# WORKING DATA start

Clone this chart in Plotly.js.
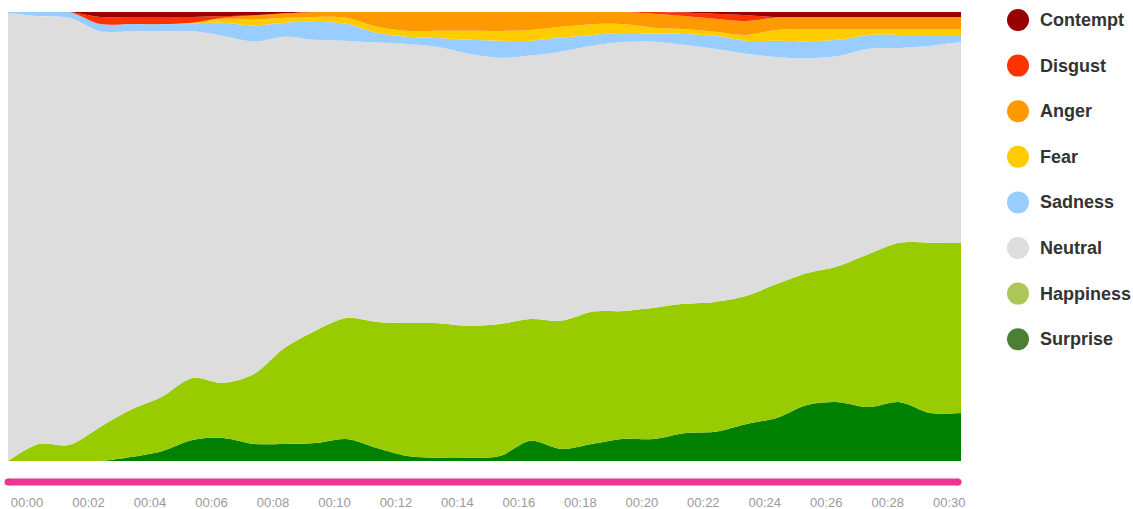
<!DOCTYPE html>
<html>
<head>
<meta charset="utf-8">
<script src="https://cdn.plot.ly/plotly-3.0.1.min.js"></script>
<style>
  html, body { margin: 0; padding: 0; background: #fff; }
  #chart { width: 1133px; height: 509px; }
</style>
</head>
<body>
<div id="chart"></div>
<script>
// Time in seconds
const seconds = [0, 1, 2, 3, 4, 5, 6, 7, 8, 9, 10, 11, 12, 13, 14, 15, 16, 17, 18, 19, 20, 21, 22, 23, 24, 25, 26, 27, 28, 29, 30, 31]

// Emotion shares (%) per second
const surprise = [0, 0, 0, 0, 0.9, 2.2, 4.7, 5.1, 3.8, 3.8, 4.0, 4.9, 2.9, 1.1, 0.7, 0.7, 1.1, 4.5, 2.7, 3.8, 4.9, 4.9, 6.2, 6.5, 8.2, 9.6, 12.5, 13.1, 12.0, 13.1, 10.7, 10.7]
const happiness = [0, 3.8, 3.6, 7.6, 10.5, 12.1, 13.8, 12.3, 15.6, 21.4, 25.0, 26.9, 28.0, 29.6, 30.0, 29.4, 29.4, 27.1, 28.5, 29.4, 28.5, 29.2, 28.8, 28.9, 28.5, 29.8, 29.4, 30.3, 34.1, 35.5, 37.9, 37.9]
const neutral = [99.8, 95.3, 95.1, 88.2, 84.4, 81.5, 77.2, 77.3, 74.1, 69.3, 64.8, 61.7, 62.1, 62.1, 61.5, 60.6, 59.2, 58.6, 59.9, 59.2, 59.9, 59.2, 57.7, 56.3, 53.9, 50.6, 47.9, 46.8, 45.7, 43.4, 43.9, 44.8]
const sadness = [0.2, 0.9, 1.3, 1.6, 1.6, 1.6, 1.8, 2.9, 3.6, 3.1, 4.0, 3.8, 2.2, 1.6, 2.0, 3.1, 3.8, 3.3, 3.1, 2.4, 2.0, 1.8, 2.4, 2.9, 2.9, 3.6, 3.8, 3.6, 3.1, 2.9, 2.4, 1.6]
const fear = [0, 0, 0, 0, 0, 0, 0.1, 0.9, 1.3, 1.1, 1.1, 1.3, 1.3, 1.3, 1.6, 2.0, 2.2, 2.4, 2.4, 2.4, 2.0, 1.3, 1.1, 0.9, 1.3, 2.4, 2.7, 2.4, 1.3, 1.3, 1.3, 1.3]
const anger = [0, 0, 0, 0, 0, 0, 0, 0.2, 0.9, 1.0, 1.1, 1.3, 3.3, 4.2, 4.2, 4.2, 4.2, 4.0, 3.3, 2.7, 2.7, 3.1, 2.9, 2.9, 3.1, 2.8, 2.7, 2.7, 2.7, 2.7, 2.7, 2.7]
const disgust = [0, 0, 0, 1.6, 1.6, 1.6, 1.3, 0.4, 0.1, 0, 0, 0, 0, 0, 0, 0, 0, 0, 0, 0, 0, 0.4, 0.8, 1.1, 1.3, 0.1, 0, 0, 0, 0, 0, 0]
const contempt = [0, 0, 0, 1.1, 1.1, 1.1, 1.1, 0.9, 0.7, 0.3, 0, 0, 0, 0, 0, 0, 0, 0, 0, 0, 0, 0, 0.1, 0.4, 0.7, 1.1, 1.1, 1.1, 1.1, 1.1, 1.1, 1.1]

// Tick labels
const tickSeconds = [0, 2, 4, 6, 8, 10, 12, 14, 16, 18, 20, 22, 24, 26, 28, 30]
const tickLabels = ['00:00', '00:02', '00:04', '00:06', '00:08', '00:10', '00:12', '00:14', '00:16', '00:18', '00:20', '00:22', '00:24', '00:26', '00:28', '00:30']

// Series, bottom of the stack first
const series = [
  { name: 'Surprise', values: surprise, fill: '#008000', dot: '#4a7f35' },
  { name: 'Happiness', values: happiness, fill: '#99cc00', dot: '#acc65a' },
  { name: 'Neutral', values: neutral, fill: '#dddddd', dot: '#dddddd' },
  { name: 'Sadness', values: sadness, fill: '#99ccff', dot: '#99ccff' },
  { name: 'Fear', values: fear, fill: '#ffcc00', dot: '#ffcc00' },
  { name: 'Anger', values: anger, fill: '#ff9900', dot: '#ff9900' },
  { name: 'Disgust', values: disgust, fill: '#ff3300', dot: '#ff3300' },
  { name: 'Contempt', values: contempt, fill: '#990000', dot: '#990000' }
]

const traces = series.map(s => ({
  x: seconds,
  y: s.values,
  name: s.name,
  type: 'scatter',
  mode: 'lines',
  stackgroup: 'one',
  groupnorm: 'percent',
  line: { width: 0, shape: 'spline', smoothing: 0.9 },
  fillcolor: s.fill,
  hoverinfo: 'skip',
  showlegend: false
}))

// Plot area in pixels
const plotLeft = 8
const plotRight = 961
const plotTop = 12
const plotBottom = 461
const W = 1133
const H = 509
const px2x = px => (px - plotLeft) / (plotRight - plotLeft)
const px2y = py => (plotBottom - py) / (plotBottom - plotTop)

// Custom legend, top item first
const shapes = []
const annotations = []
series.slice().reverse().forEach((s, i) => {
  const cy = 20 + i * 45.6
  shapes.push({
    type: 'circle',
    xref: 'paper', yref: 'paper',
    xsizemode: 'pixel', ysizemode: 'pixel',
    xanchor: px2x(1018), yanchor: px2y(cy),
    x0: -11, x1: 11, y0: -11, y1: 11,
    fillcolor: s.dot,
    line: { width: 0 }
  })
  annotations.push({
    xref: 'paper', yref: 'paper',
    x: px2x(1038), y: px2y(cy),
    xanchor: 'left', yanchor: 'middle',
    text: '<b>' + s.name + '</b>',
    showarrow: false,
    font: { family: 'Liberation Sans, Arial, sans-serif', size: 18, color: '#333333' }
  })
})

// Pink timeline bar
const barY = px2y(482)
shapes.push({
  type: 'line', xref: 'paper', yref: 'paper',
  x0: px2x(8), x1: px2x(958), y0: barY, y1: barY,
  line: { color: '#ef3494', width: 7 }
})
;[8, 958].forEach(px => {
  shapes.push({
    type: 'circle', xref: 'paper', yref: 'paper',
    xsizemode: 'pixel', ysizemode: 'pixel',
    xanchor: px2x(px), yanchor: barY,
    x0: -3.5, x1: 3.5, y0: -3.5, y1: 3.5,
    fillcolor: '#ef3494', line: { width: 0 }
  })
})

const layout = {
  width: W,
  height: H,
  margin: { l: plotLeft, r: W - plotRight, t: plotTop, b: H - plotBottom },
  paper_bgcolor: '#ffffff',
  plot_bgcolor: '#ffffff',
  showlegend: false,
  hovermode: false,
  xaxis: {
    range: [0, 31],
    showgrid: false,
    zeroline: false,
    showline: false,
    ticks: '',
    tickvals: tickSeconds,
    ticktext: tickLabels,
    ticklabelshift: 19,
    ticklabelstandoff: 32,
    tickfont: { family: 'Liberation Sans, Arial, sans-serif', size: 13, color: '#9a9a9a' },
    fixedrange: true
  },
  yaxis: {
    range: [0, 100],
    visible: false,
    fixedrange: true
  },
  shapes: shapes,
  annotations: annotations
}

Plotly.newPlot('chart', traces, layout, { displayModeBar: false, staticPlot: true })
</script>
</body>
</html>
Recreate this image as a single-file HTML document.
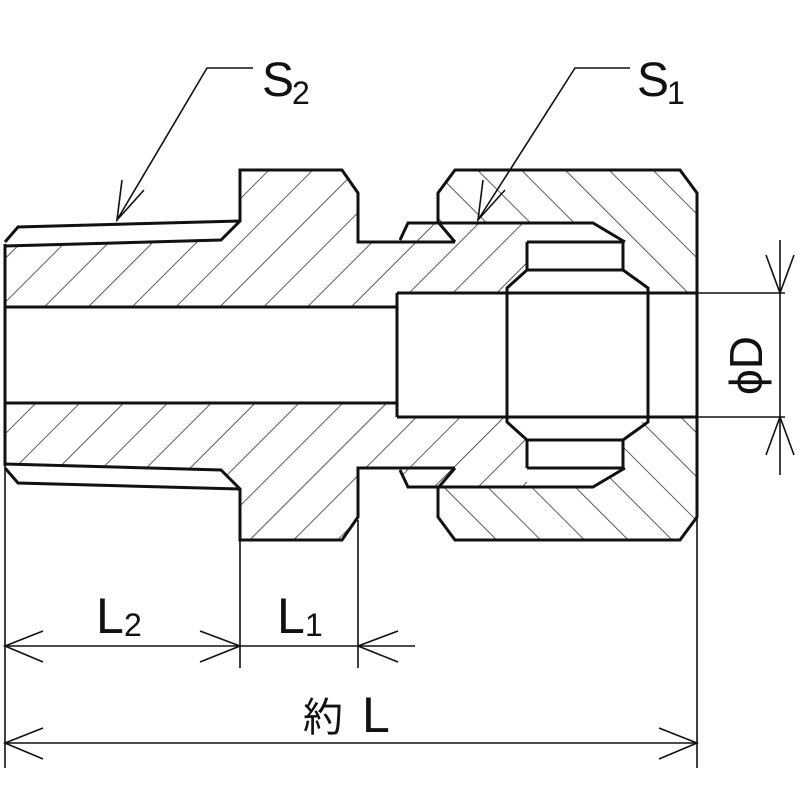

# WORKING DATA end

:: INSTRUCTIONS TO FOLLOW ::
Note every line above where the string "this" shows up, and copy those lines.

:: THE COMPLETED TASK ::
Clone this chart in Plotly.js.
Recreate this image as a single-file HTML document.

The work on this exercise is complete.